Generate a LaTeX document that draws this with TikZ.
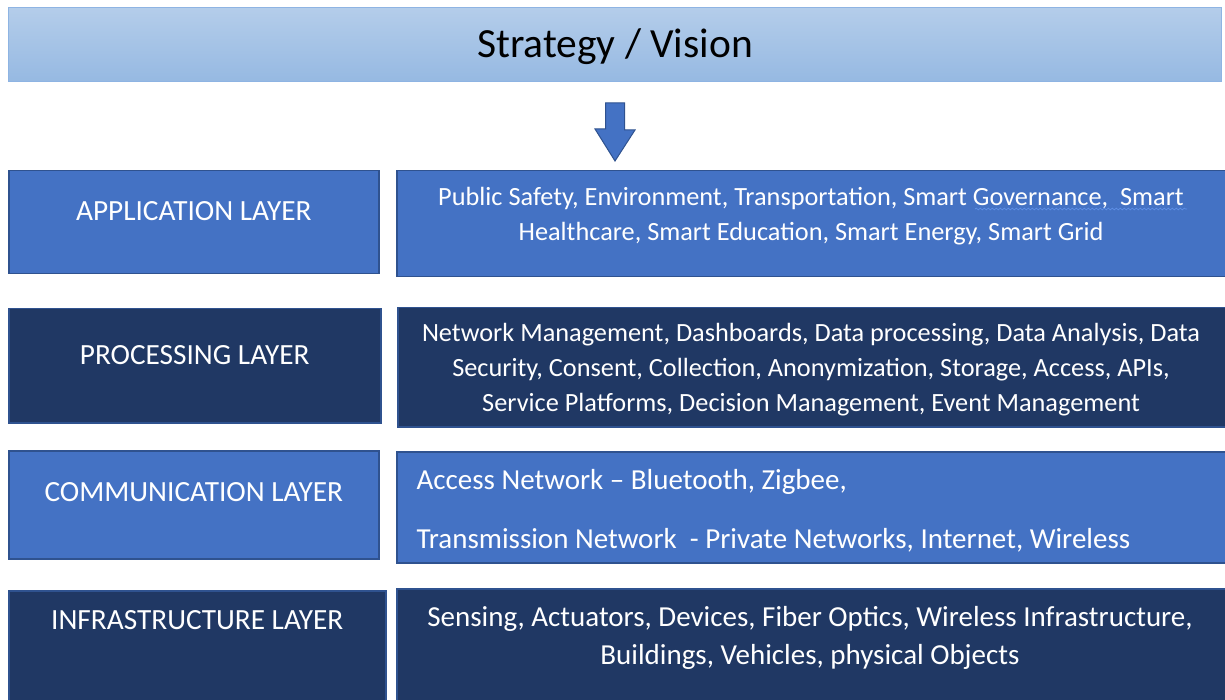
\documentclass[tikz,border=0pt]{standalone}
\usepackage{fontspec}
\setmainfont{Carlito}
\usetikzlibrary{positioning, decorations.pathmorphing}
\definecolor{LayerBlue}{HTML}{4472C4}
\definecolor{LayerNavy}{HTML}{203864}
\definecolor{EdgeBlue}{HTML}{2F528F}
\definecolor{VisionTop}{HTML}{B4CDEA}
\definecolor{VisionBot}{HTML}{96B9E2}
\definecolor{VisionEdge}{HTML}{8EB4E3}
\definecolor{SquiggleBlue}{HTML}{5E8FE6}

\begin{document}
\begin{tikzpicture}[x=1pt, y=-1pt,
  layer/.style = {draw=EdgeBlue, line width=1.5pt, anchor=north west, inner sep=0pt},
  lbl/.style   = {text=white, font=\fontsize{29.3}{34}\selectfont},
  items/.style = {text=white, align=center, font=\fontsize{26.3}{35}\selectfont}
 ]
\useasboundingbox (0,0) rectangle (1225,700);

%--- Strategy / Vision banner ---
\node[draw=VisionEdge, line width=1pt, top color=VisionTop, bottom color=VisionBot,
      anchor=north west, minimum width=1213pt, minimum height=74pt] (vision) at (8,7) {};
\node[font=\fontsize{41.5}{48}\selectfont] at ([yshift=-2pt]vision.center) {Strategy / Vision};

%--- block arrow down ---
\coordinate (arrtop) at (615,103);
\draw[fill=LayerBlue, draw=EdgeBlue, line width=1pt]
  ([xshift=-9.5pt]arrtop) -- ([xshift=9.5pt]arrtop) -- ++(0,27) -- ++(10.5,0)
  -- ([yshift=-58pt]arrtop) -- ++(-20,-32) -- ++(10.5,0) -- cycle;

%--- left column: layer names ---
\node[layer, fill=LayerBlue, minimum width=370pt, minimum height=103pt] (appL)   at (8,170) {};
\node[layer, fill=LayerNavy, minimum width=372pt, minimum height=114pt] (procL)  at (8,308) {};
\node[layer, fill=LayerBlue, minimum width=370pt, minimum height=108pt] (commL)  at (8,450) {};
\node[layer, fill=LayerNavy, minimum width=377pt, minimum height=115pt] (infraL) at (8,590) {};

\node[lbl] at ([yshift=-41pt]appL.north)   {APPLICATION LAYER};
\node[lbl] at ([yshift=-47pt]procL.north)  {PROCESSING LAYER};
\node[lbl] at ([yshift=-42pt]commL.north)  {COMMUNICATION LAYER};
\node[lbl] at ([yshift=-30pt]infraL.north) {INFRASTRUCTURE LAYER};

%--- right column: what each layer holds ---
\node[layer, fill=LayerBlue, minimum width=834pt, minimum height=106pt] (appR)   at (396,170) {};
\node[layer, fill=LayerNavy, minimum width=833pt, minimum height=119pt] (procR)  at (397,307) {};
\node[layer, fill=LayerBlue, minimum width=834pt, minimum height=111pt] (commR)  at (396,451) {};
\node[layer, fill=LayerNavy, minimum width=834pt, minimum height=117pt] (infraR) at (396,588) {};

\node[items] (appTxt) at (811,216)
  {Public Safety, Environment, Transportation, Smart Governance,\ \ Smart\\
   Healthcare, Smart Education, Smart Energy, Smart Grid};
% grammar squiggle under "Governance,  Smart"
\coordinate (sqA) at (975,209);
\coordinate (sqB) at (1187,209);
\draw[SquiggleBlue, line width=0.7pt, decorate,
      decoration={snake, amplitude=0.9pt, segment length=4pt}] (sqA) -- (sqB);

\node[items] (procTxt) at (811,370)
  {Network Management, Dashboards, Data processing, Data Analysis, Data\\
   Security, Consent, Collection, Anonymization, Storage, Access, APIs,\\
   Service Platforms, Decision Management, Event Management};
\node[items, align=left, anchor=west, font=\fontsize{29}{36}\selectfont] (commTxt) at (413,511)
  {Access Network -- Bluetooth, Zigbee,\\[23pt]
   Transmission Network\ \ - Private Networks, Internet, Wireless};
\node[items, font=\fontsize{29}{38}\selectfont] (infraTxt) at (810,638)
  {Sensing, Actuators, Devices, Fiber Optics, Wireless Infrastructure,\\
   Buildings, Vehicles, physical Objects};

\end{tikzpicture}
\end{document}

- - - -

**OBJECTIVE**.
Write out every line above exactly as it is, leaving out the pictures.

**FINAL RESULT**.
Generate a LaTeX document that draws this with TikZ.
\documentclass[tikz,border=0pt]{standalone}
\usepackage{fontspec}
\setmainfont{Carlito}
\usetikzlibrary{positioning, decorations.pathmorphing}
\definecolor{LayerBlue}{HTML}{4472C4}
\definecolor{LayerNavy}{HTML}{203864}
\definecolor{EdgeBlue}{HTML}{2F528F}
\definecolor{VisionTop}{HTML}{B4CDEA}
\definecolor{VisionBot}{HTML}{96B9E2}
\definecolor{VisionEdge}{HTML}{8EB4E3}
\definecolor{SquiggleBlue}{HTML}{5E8FE6}

\begin{document}
\begin{tikzpicture}[x=1pt, y=-1pt,
  layer/.style = {draw=EdgeBlue, line width=1.5pt, anchor=north west, inner sep=0pt},
  lbl/.style   = {text=white, font=\fontsize{29.3}{34}\selectfont},
  items/.style = {text=white, align=center, font=\fontsize{26.3}{35}\selectfont}
 ]
\useasboundingbox (0,0) rectangle (1225,700);

%--- Strategy / Vision banner ---
\node[draw=VisionEdge, line width=1pt, top color=VisionTop, bottom color=VisionBot,
      anchor=north west, minimum width=1213pt, minimum height=74pt] (vision) at (8,7) {};
\node[font=\fontsize{41.5}{48}\selectfont] at ([yshift=-2pt]vision.center) {Strategy / Vision};

%--- block arrow down ---
\coordinate (arrtop) at (615,103);
\draw[fill=LayerBlue, draw=EdgeBlue, line width=1pt]
  ([xshift=-9.5pt]arrtop) -- ([xshift=9.5pt]arrtop) -- ++(0,27) -- ++(10.5,0)
  -- ([yshift=-58pt]arrtop) -- ++(-20,-32) -- ++(10.5,0) -- cycle;

%--- left column: layer names ---
\node[layer, fill=LayerBlue, minimum width=370pt, minimum height=103pt] (appL)   at (8,170) {};
\node[layer, fill=LayerNavy, minimum width=372pt, minimum height=114pt] (procL)  at (8,308) {};
\node[layer, fill=LayerBlue, minimum width=370pt, minimum height=108pt] (commL)  at (8,450) {};
\node[layer, fill=LayerNavy, minimum width=377pt, minimum height=115pt] (infraL) at (8,590) {};

\node[lbl] at ([yshift=-41pt]appL.north)   {APPLICATION LAYER};
\node[lbl] at ([yshift=-47pt]procL.north)  {PROCESSING LAYER};
\node[lbl] at ([yshift=-42pt]commL.north)  {COMMUNICATION LAYER};
\node[lbl] at ([yshift=-30pt]infraL.north) {INFRASTRUCTURE LAYER};

%--- right column: what each layer holds ---
\node[layer, fill=LayerBlue, minimum width=834pt, minimum height=106pt] (appR)   at (396,170) {};
\node[layer, fill=LayerNavy, minimum width=833pt, minimum height=119pt] (procR)  at (397,307) {};
\node[layer, fill=LayerBlue, minimum width=834pt, minimum height=111pt] (commR)  at (396,451) {};
\node[layer, fill=LayerNavy, minimum width=834pt, minimum height=117pt] (infraR) at (396,588) {};

\node[items] (appTxt) at (811,216)
  {Public Safety, Environment, Transportation, Smart Governance,\ \ Smart\\
   Healthcare, Smart Education, Smart Energy, Smart Grid};
% grammar squiggle under "Governance,  Smart"
\coordinate (sqA) at (975,209);
\coordinate (sqB) at (1187,209);
\draw[SquiggleBlue, line width=0.7pt, decorate,
      decoration={snake, amplitude=0.9pt, segment length=4pt}] (sqA) -- (sqB);

\node[items] (procTxt) at (811,370)
  {Network Management, Dashboards, Data processing, Data Analysis, Data\\
   Security, Consent, Collection, Anonymization, Storage, Access, APIs,\\
   Service Platforms, Decision Management, Event Management};
\node[items, align=left, anchor=west, font=\fontsize{29}{36}\selectfont] (commTxt) at (413,511)
  {Access Network -- Bluetooth, Zigbee,\\[23pt]
   Transmission Network\ \ - Private Networks, Internet, Wireless};
\node[items, font=\fontsize{29}{38}\selectfont] (infraTxt) at (810,638)
  {Sensing, Actuators, Devices, Fiber Optics, Wireless Infrastructure,\\
   Buildings, Vehicles, physical Objects};

\end{tikzpicture}
\end{document}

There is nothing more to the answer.